Presented on September 20, 2023, by
Bin Wang, Professor Emeritus 
Department of Atmospheric Sciences
School of Ocean and Earth Sciences
University of Hawaii at Manoa


Five multi-year La Niña (ML) events have occurred since 1998, including two rare ‘triple’ La Nina. The clustered ML occurrence is phenomenal given that only ten ML events occurred since 1920o. Climate models have trouble reproducing the observed trends in ML and the Pacific mean climate. While an ML can be caused by the preceding extreme El Niño and attendant massive upper-ocean heat content discharge, three recent multiyear La Niña episodes (2007–08, 2010–11, and 2020–22) did not follow this paradigm. Why so many MLs emerged recently and whether they will become common sparked worldwide discussion, yet remains a puzzle.
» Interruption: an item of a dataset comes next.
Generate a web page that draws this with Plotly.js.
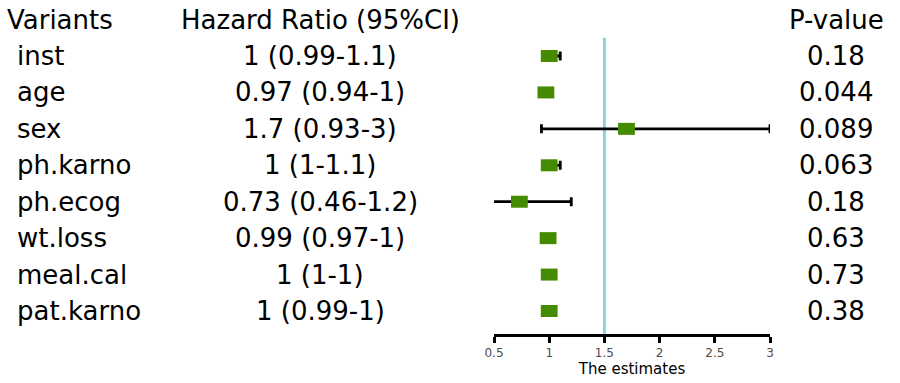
<!DOCTYPE html>
<html>
<head>
<meta charset="utf-8">
<script src="https://cdn.plot.ly/plotly-3.0.1.min.js"></script>
<style>html,body{margin:0;padding:0;background:#fff;}#chart{width:900px;height:383px;}</style>
</head>
<body>
<div id="chart"></div>
<script>
// ---- data ----
const variants = ['inst', 'age', 'sex', 'ph.karno', 'ph.ecog', 'wt.loss', 'meal.cal', 'pat.karno'];
const hrLabels = ['1 (0.99-1.1)', '0.97 (0.94-1)', '1.7 (0.93-3)', '1 (1-1.1)', '0.73 (0.46-1.2)', '0.99 (0.97-1)', '1 (1-1)', '1 (0.99-1)'];
const pValues = ['0.18', '0.044', '0.089', '0.063', '0.18', '0.63', '0.73', '0.38'];
const estimates = [1.0, 0.97, 1.7, 1.0, 0.73, 0.99, 1.0, 1.0];
const lower = [0.99, 0.94, 0.93, 1.0, 0.46, 0.97, 1.0, 0.99];
const upper = [1.1, 1.0, 3.0, 1.1, 1.2, 1.0, 1.0, 1.0];
const headers = ['Variants', 'Hazard Ratio (95%CI)', 'P-value'];
const refLine = 1.5;
const xTicks = [0.5, 1, 1.5, 2, 2.5, 3];
const xTitle = 'The estimates';

// ---- build ----
const W = 900;
const rowIdx = variants.map((_, i) => i);
const font = 'DejaVu Sans, sans-serif';
const fs = 26;

const trace = {
  type: 'scatter', mode: 'markers',
  x: estimates, y: rowIdx,
  error_x: {
    type: 'data', symmetric: false,
    array: upper.map((u, i) => u - estimates[i]),
    arrayminus: lower.map((l, i) => estimates[i] - l),
    color: '#000000', thickness: 2.8, width: 4.5
  },
  marker: { symbol: 'line-ew', size: 12, color: '#458B00', line: { color: '#458B00', width: 12 } },
  hoverinfo: 'skip', cliponaxis: false
};

const ann = [];
const colX = [{ x: 15, anchor: 'left' }, { x: 320, anchor: 'center' }, { x: 836, anchor: 'center' }];
headers.forEach((h, j) => {
  ann.push({ xref: 'paper', yref: 'y', x: (j === 0 ? 5 : colX[j].x) / W, y: -1, text: h, showarrow: false,
    xanchor: colX[j].anchor, yanchor: 'middle', font: { family: font, size: fs, color: '#000' } });
});
variants.forEach((v, i) => {
  [v, hrLabels[i], pValues[i]].forEach((t, j) => {
    ann.push({ xref: 'paper', yref: 'y', x: colX[j].x / W, y: i, text: t, showarrow: false,
      xanchor: colX[j].anchor, yanchor: 'middle', font: { family: font, size: fs, color: '#000' } });
  });
});

const layout = {
  width: 900, height: 383,
  margin: { l: 0, r: 0, t: 0, b: 49 },
  paper_bgcolor: '#fff', plot_bgcolor: '#fff',
  showlegend: false,
  xaxis: {
    domain: [494 / W, 770 / W], range: [0.5, 3], tickvals: xTicks, ticktext: xTicks.map(String),
    showgrid: false, zeroline: false, showline: true, linecolor: '#000', linewidth: 3,
    ticks: 'outside', ticklen: 6, tickwidth: 3, tickcolor: '#000',
    tickfont: { family: font, size: 12, color: '#4d4d4d' },
    title: { text: xTitle, font: { family: font, size: 15, color: '#000' }, standoff: 0 },
    automargin: false, fixedrange: true
  },
  yaxis: {
    range: [7.631, -1.537], showgrid: false, zeroline: false, showline: false,
    showticklabels: false, ticks: '', fixedrange: true
  },
  shapes: [{
    type: 'line', xref: 'x', yref: 'y', x0: refLine, x1: refLine, y0: -0.5, y1: 7.631,
    line: { color: '#8DD3DC', width: 3 }, layer: 'below'
  }],
  annotations: ann
};

Plotly.newPlot('chart', [trace], layout, { staticPlot: true, displayModeBar: false });
</script>
</body>
</html>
We examined 20 La Niña events from 19201-2022 and found ML distinguishes from single-year La Niña by a conspicuous onset rate, which foretells its accumulative intensity and climate impacts. The eight MLs occurred after 1970, primarily following either a super El Niño (SE) or a central Pacific El Niño (CPE), forming two types of ML: SE2ML and CPE2ML. The latter is an emerging form in recent decades. We hypothesize that both types arise from the western Pacific (WP) warming and increased SST gradients in the west-to-central Pacific. The ML’s rapid onset and persistence are triggered by the WP warming-enhanced zonal advective feedback for CPE2ML and thermocline feedback for SE2ML. The WP warming also favors initiating SE and CPE events in the west Pacific, increasing the odds of ML occurrence. The results from the CESM2 large-ensemble climate simulations principally support the observed ML features and the ML-WP warming linkages. More MLs will exacerbate adverse socioeconomic impacts if the WP continues to warm relative to the CP.